Memorable Dialogue: Connie and Oliver meet in the forest:

Oliver: You want a… coarser treatment with me?

Connie, raising an eyebrow: Mm hm.

Sex and Skin: Jeeves, FETCH ME MY FAINTING COUCH. Toplessness, bottomlessness, on-top-of-each-otherness, sometimes with realistic sound effects to counterbalance all the gauzy lighting, which makes all that skin look oh so lovingly dappled.

Our Take: Director Laure de Clermont-Tonnerre lets us have our cake and eat it too, which is an unfortunate turn of phrase, but I can’t help myself. Lady Chatterley’s Lover is both potent in its eroticism and emotionally engaging. One can’t exist without the other – the film pays heed to the internal and external lives of its protagonist, and stokes our rooting interest in the emergence of the former to merge with the latter. Remember, you can’t tend the garden of the mind without eating the fruit of the body, or some tortured metaphor like that.
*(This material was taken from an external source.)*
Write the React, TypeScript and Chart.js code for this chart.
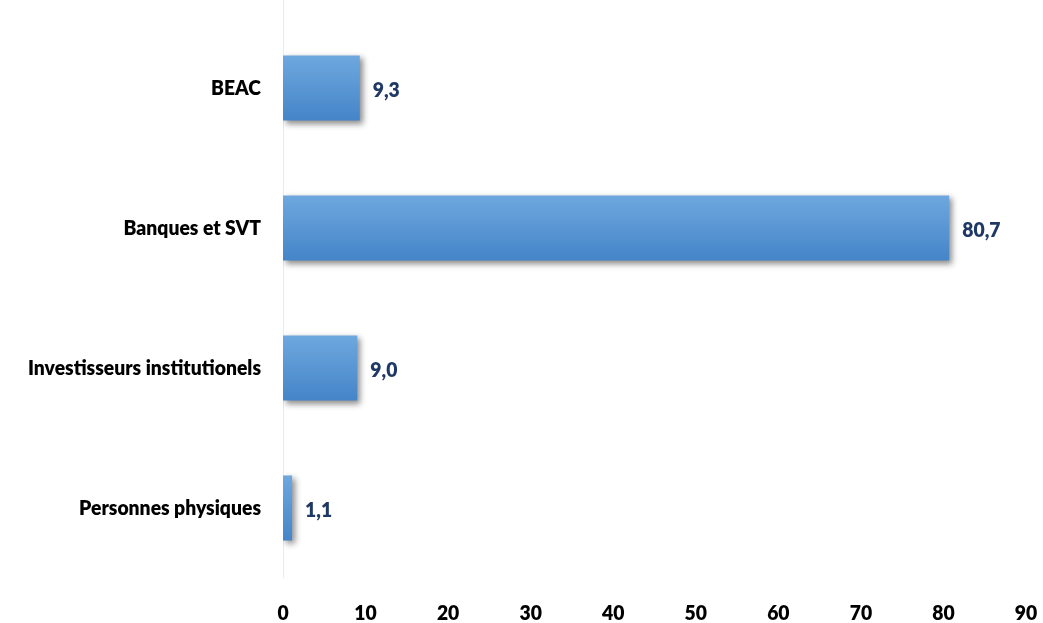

Crucially, the film focuses tightly on Corrin’s charismatic and empathetic characterization of a liberal soul in a restrictive context; Connie’s happiness is at stake, and we remain invested in it throughout. Not that the screenplay goes too much deeper than that – its depiction of the upstairs/downstairs dynamic is underdeveloped, subject to a few boilerplate scenes, and it leaves the Clifford character psychologically one-dimensional. In that context, the sensual chemistry between O’Connell and Corrin is downright refreshing, their steamy encounters rendered with an eye-widening frankness we don’t see often in the increasingly timid age of modern cinema. Anyone searching for truly sexy romance these days surely feels Lady Chatterley’s pain, and may find some relief in the latest iteration of her story.

Our Call: Lady Chatterley’s Lover is a keen balance of steamy, playful and melodramatic. STREAM IT to watch British propriety crumble beneath the weight of the beast with two backs – and to watch Corrin’s star continue to rise.